▶ **Source excerpt**:
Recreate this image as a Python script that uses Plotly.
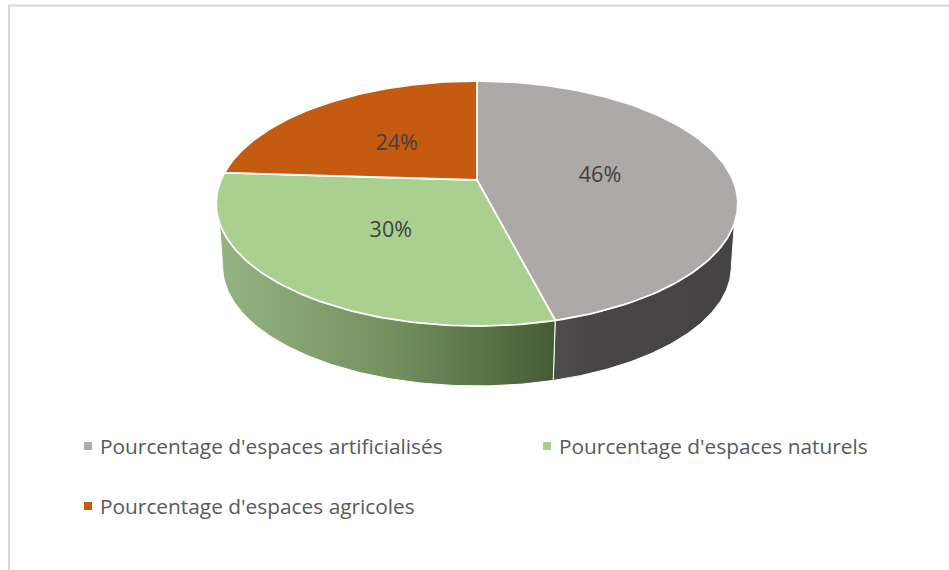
import numpy as np
import plotly.graph_objects as go

labels = ["Pourcentage d'espaces artificialisés", "Pourcentage d'espaces naturels", "Pourcentage d'espaces agricoles"]
values = [46, 30, 24]
top_colors = ["#ADA9A8", "#A9D08E", "#C55A11"]
wall_scales = {0: [[0, "#4F4C4C"], [0.25, "#474545"], [1, "#454343"]],
               1: [[0, "#93B481"], [0.5, "#749260"], [1, "#465B35"]]}
# Perspective model of the tilted disc, in page pixels
CX, CY, A, B, K = 477.0, 180.0, 256.0, 118.0, 0.1918
BOTTOM_Y, BOTTOM_SCALE = 243.6, 0.975
# silhouette angles of the side walls (degrees clockwise from 12 o'clock)
WALL_TOP_LIMITS = {0: 110.0, 1: 250.0}
WALL_BOTTOM_LIMITS = {0: 101.0, 1: 259.0}
# legend placement, page pixels
LEGEND_MARKER_X = [88, 547, 88]
LEGEND_TEXT_X = [100, 559, 100]
LEGEND_Y = [446, 446, 506]
LABEL_DROP = 4


def proj(deg, r=1.0, bottom=False):
    t = np.radians(deg)
    X, Y = r * np.sin(t), r * np.cos(t)
    d = 1 + K * Y
    x, y = A * X / d, -B * Y / d
    if bottom:
        return CX + BOTTOM_SCALE * x, BOTTOM_Y + BOTTOM_SCALE * y
    return CX + x, CY + y


def arc(a, b, bottom=False):
    return proj(np.linspace(a, b, 120), bottom=bottom)


edges = np.concatenate([[0], np.cumsum(values)]) * 360.0 / sum(values)
fig = go.Figure()

# side walls
cut = edges[1]
for i in (0, 1):
    tx, ty = arc(WALL_TOP_LIMITS[i], cut)
    bx, by = arc(cut, WALL_BOTTOM_LIMITS[i], bottom=True)
    xs, ys = np.concatenate([tx, bx, tx[:1]]), np.concatenate([ty, by, ty[:1]])
    fig.add_trace(go.Scatter(x=xs, y=ys, mode="lines", fill="toself", line=dict(color="white", width=1),
                             fillgradient=dict(type="horizontal", colorscale=wall_scales[i]),
                             hoverinfo="skip", showlegend=False))

# top faces
for i, v in enumerate(values):
    ax, ay = arc(edges[i], edges[i + 1])
    xs = np.concatenate([[CX], ax, [CX]])
    ys = np.concatenate([[CY], ay, [CY]])
    fig.add_trace(go.Scatter(x=xs, y=ys, mode="lines", fill="toself", fillcolor=top_colors[i],
                             line=dict(color="white", width=1.8), hoverinfo="skip", showlegend=False))

# data labels
mids = (edges[:-1] + edges[1:]) / 2
lx, ly = proj(mids, r=0.49)
fig.add_trace(go.Scatter(x=lx, y=ly + LABEL_DROP, mode="text", text=[f"{v}%" for v in values],
                         textfont=dict(family="Open Sans", size=21.5, color="#404040"),
                         hoverinfo="skip", showlegend=False))

# legend entries
annotations = []
for i, name in enumerate(labels):
    fig.add_trace(go.Scatter(x=[LEGEND_MARKER_X[i]], y=[LEGEND_Y[i]], mode="markers", name=name,
                             marker=dict(symbol="square", size=8, color=top_colors[i]),
                             hoverinfo="skip", showlegend=False))
    annotations.append(dict(x=LEGEND_TEXT_X[i], y=LEGEND_Y[i], xref="x", yref="y", text=name, showarrow=False,
                            xanchor="left", yanchor="middle", xshift=-2,
                            font=dict(family="Open Sans", size=20.85, color="#595959")))

fig.update_layout(
    width=949, height=570, margin=dict(l=0, r=0, t=0, b=0), autosize=False,
    paper_bgcolor="white", plot_bgcolor="white",
    xaxis=dict(range=[0, 949], visible=False),
    yaxis=dict(range=[570, 0], visible=False),
    annotations=annotations,
    shapes=[
        dict(type="line", xref="x", yref="y", x0=9, x1=9, y0=5.5, y1=570, line=dict(color="#D9D9D9", width=2)),
        dict(type="line", xref="x", yref="y", x0=8, x1=949, y0=5.5, y1=5.5, line=dict(color="#D9D9D9", width=2)),
    ],
)
fig.write_html("out.html", config=dict(displayModeBar=False),
               post_script="document.body.style.margin='0';document.documentElement.style.overflow='hidden';")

▶ **Aim of the exercise**: Skip the pictures and restate exactly the lines from the beginning of the listing to the line with "import plotly.graph_objects as go", that line included.

▶ **Written solution**:
Recreate this image as a Python script that uses Plotly.
import numpy as np
import plotly.graph_objects as go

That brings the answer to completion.